Data lines:

▬▬▬▬▬▬▬▬▬▬

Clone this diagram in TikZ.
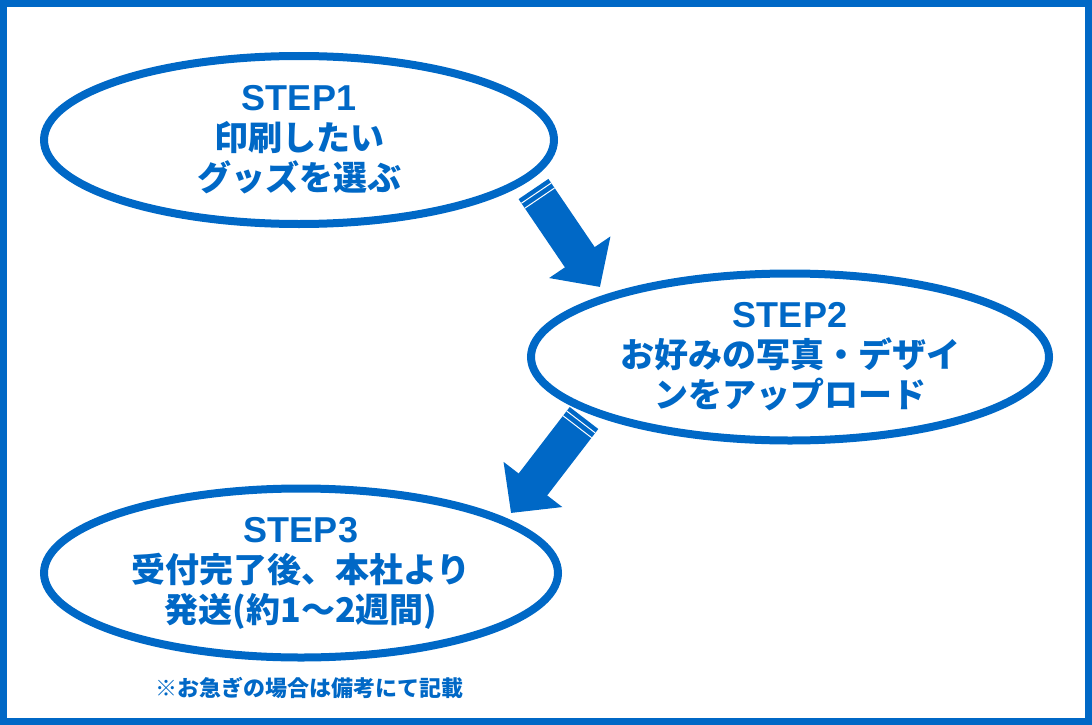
\documentclass[tikz,border=0pt]{standalone}
\usepackage{fontspec}
\setmainfont{Noto Sans CJK JP}[BoldFont={Noto Sans CJK JP Black}]
\newfontfamily\lat{Liberation Sans}[BoldFont={Liberation Sans Bold}]
\usetikzlibrary{arrows.meta,shapes.geometric,calc}
\definecolor{ao}{HTML}{0068C6}
\newcommand\steptitle[1]{{\lat\bfseries\fontsize{36}{40}\selectfont #1}}

\begin{document}
\begin{tikzpicture}[x=1pt,y=-1pt, stepbox/.style={ellipse,draw=ao,line width=8pt,text=ao,font=\bfseries\fontsize{34}{40}\selectfont,align=center,inner sep=0pt}, arr/.style={-{Triangle[width=72pt,length=36pt]},line width=36pt,color=ao}, stripe/.style={white,line width=1pt}]
\useasboundingbox (0,0) rectangle (1092,725);
\draw[ao,line width=7pt] (3.5,3.5) rectangle (1088.5,721.5);
\node[stepbox,minimum width=510pt,minimum height=168pt] (s1) at (299,140) {\steptitle{STEP1}\\印刷したい\\グッズを選ぶ};
\node[stepbox,minimum width=518pt,minimum height=167pt] (s2) at (790,357) {\steptitle{STEP2}\\お好みの写真・デザイ\\ンをアップロード};
\node[stepbox,minimum width=514pt,minimum height=169pt] (s3) at (301,573) {\steptitle{STEP3}\\受付完了後、本社より\\発送(約1〜2週間)};
\node[text=ao,font=\bfseries\fontsize{22}{26}\selectfont] (note) at (309,688) {※お急ぎの場合は備考にて記載};
\coordinate (a1t) at (533.5,189); \coordinate (a1h) at (600,287);
\coordinate (a2t) at (584,418); \coordinate (a2h) at (511,513);
\draw[arr] (a1t)--(a1h); \draw[arr] (a2t)--(a2h);
\foreach \d in {5,11} {
  \draw[stripe] ($(a1t)!\d pt!(a1h)!18pt!90:(a1h)$) -- ($(a1t)!\d pt!(a1h)!18pt!-90:(a1h)$);
  \draw[stripe] ($(a2t)!\d pt!(a2h)!18pt!90:(a2h)$) -- ($(a2t)!\d pt!(a2h)!18pt!-90:(a2h)$);
}
\end{tikzpicture}
\end{document}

▬▬▬▬▬▬▬▬▬▬

Given instruction:
Copy out all the data without changing anything, and drop the pictures.

Result:
Clone this diagram in TikZ.
\documentclass[tikz,border=0pt]{standalone}
\usepackage{fontspec}
\setmainfont{Noto Sans CJK JP}[BoldFont={Noto Sans CJK JP Black}]
\newfontfamily\lat{Liberation Sans}[BoldFont={Liberation Sans Bold}]
\usetikzlibrary{arrows.meta,shapes.geometric,calc}
\definecolor{ao}{HTML}{0068C6}
\newcommand\steptitle[1]{{\lat\bfseries\fontsize{36}{40}\selectfont #1}}

\begin{document}
\begin{tikzpicture}[x=1pt,y=-1pt, stepbox/.style={ellipse,draw=ao,line width=8pt,text=ao,font=\bfseries\fontsize{34}{40}\selectfont,align=center,inner sep=0pt}, arr/.style={-{Triangle[width=72pt,length=36pt]},line width=36pt,color=ao}, stripe/.style={white,line width=1pt}]
\useasboundingbox (0,0) rectangle (1092,725);
\draw[ao,line width=7pt] (3.5,3.5) rectangle (1088.5,721.5);
\node[stepbox,minimum width=510pt,minimum height=168pt] (s1) at (299,140) {\steptitle{STEP1}\\印刷したい\\グッズを選ぶ};
\node[stepbox,minimum width=518pt,minimum height=167pt] (s2) at (790,357) {\steptitle{STEP2}\\お好みの写真・デザイ\\ンをアップロード};
\node[stepbox,minimum width=514pt,minimum height=169pt] (s3) at (301,573) {\steptitle{STEP3}\\受付完了後、本社より\\発送(約1〜2週間)};
\node[text=ao,font=\bfseries\fontsize{22}{26}\selectfont] (note) at (309,688) {※お急ぎの場合は備考にて記載};
\coordinate (a1t) at (533.5,189); \coordinate (a1h) at (600,287);
\coordinate (a2t) at (584,418); \coordinate (a2h) at (511,513);
\draw[arr] (a1t)--(a1h); \draw[arr] (a2t)--(a2h);
\foreach \d in {5,11} {
  \draw[stripe] ($(a1t)!\d pt!(a1h)!18pt!90:(a1h)$) -- ($(a1t)!\d pt!(a1h)!18pt!-90:(a1h)$);
  \draw[stripe] ($(a2t)!\d pt!(a2h)!18pt!90:(a2h)$) -- ($(a2t)!\d pt!(a2h)!18pt!-90:(a2h)$);
}
\end{tikzpicture}
\end{document}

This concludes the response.